"Come, let us re-load our arms," I said, flinging my pistol at the boy's feet, "and let us stay in our places, which will be a saving of time."

Let me be allowed, in conclusion, to substitute the written statement of the proceedings for my own recital. My feet, as when I sustained M. Gaillardet's fire, still seemed glued where I stood.

"BOIS DE VINCENNES, 17 October 1834,
2.45 P.M.

"After the drawing up of our first note, the adversaries were placed at fifty paces apart, with power to advance each to within fifteen paces of one another. M. Gaillardet reached the limit and fired the first; M. Dumas fired second; neither of the shots went home. M. Dumas then declared he did not wish matters to end there, and demanded that the combat should be continued until the death of one of the two. M. Gaillardet acceded; but the seconds refused to re-load the arms. Whereupon M. Dumas proposed to continue the duel with swords. M. Gaillardet's seconds refused. Then M. Dumas urged that pistols should be re-loaded; but the seconds, after a long deliberation, and having tried to overcome his obstinacy, did not feel they could lend their countenance to a contest which could not but end fatally. Consequently the seconds withdrew and carried off the arms, and this withdrawal put an end to the duel.
"FONTAN, SOULIÉ, MAILLAN, DE LONGPRÉ"

The seconds withdrew, and I found myself alone with M. Gaillardet, Bixio and the brother of M. Gaillardet, who had come through the wood just as the firing took place. I then proposed to M. Gaillardet, as we now had two seconds and two swords, to make use of both men and arms. He refused. Thereupon Bixio and I got into the carriage and returned by the road to Paris.[1]
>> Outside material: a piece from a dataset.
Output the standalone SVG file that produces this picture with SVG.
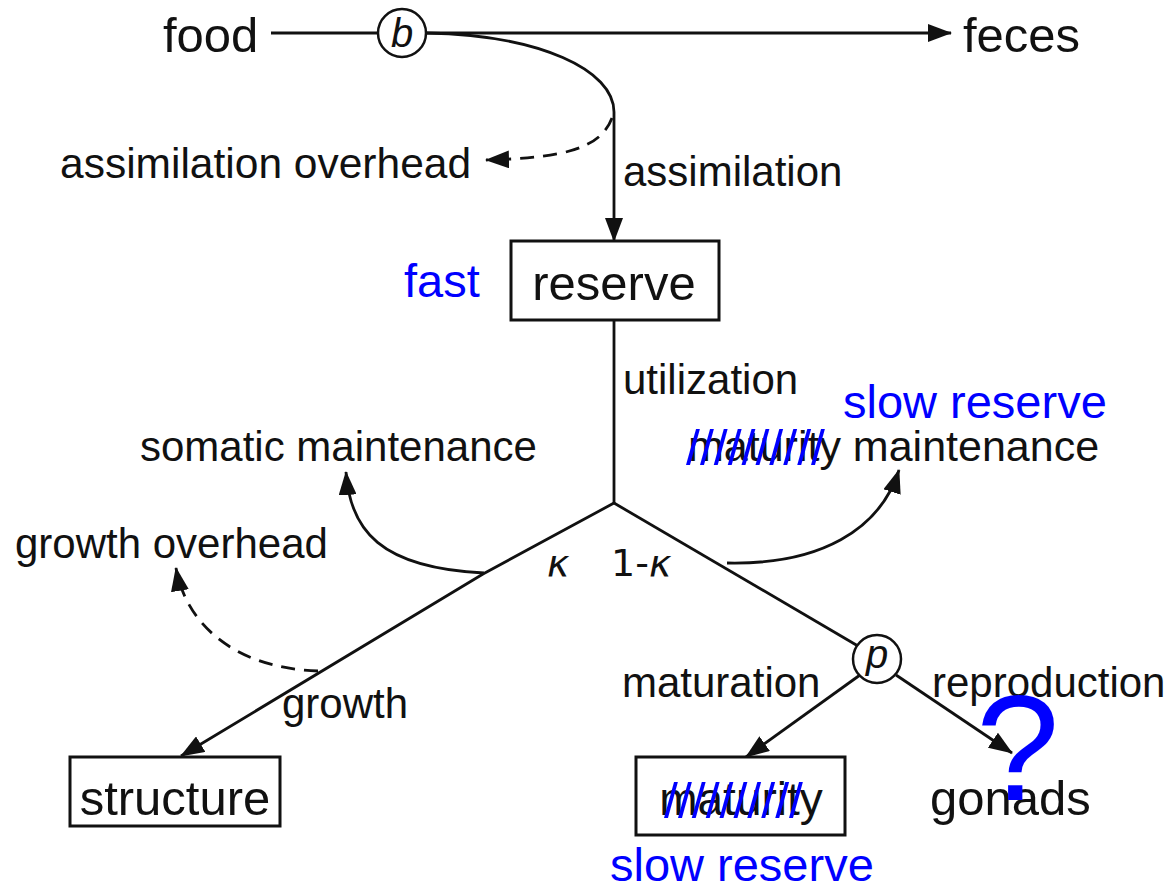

We set out by mail-coach a couple of hours later for Rouen, with Fontan and Dupeuty.

Bixio was twice again my second; but one of the two duels was with swords, and the other not taking place at all, he had not the chance of assuring himself as to whether a man wounded or killed by a bullet turns round before he falls. He had to make the experiment on himself.

In the month of June 1848, as, in his capacity of representative of the people, Bixio was walking with his customary courage by the Panthéon barricade, a bullet, fired from the first floor of a house in the rue Soufflot, hit him above the collar-bone, ploughed into his right lung, and, after a course of fifteen to eighteen inches, lodged near the spine. Bixio turned round three times and fell.

"Without any doubt of it one turns round!" he said. The problem was solved.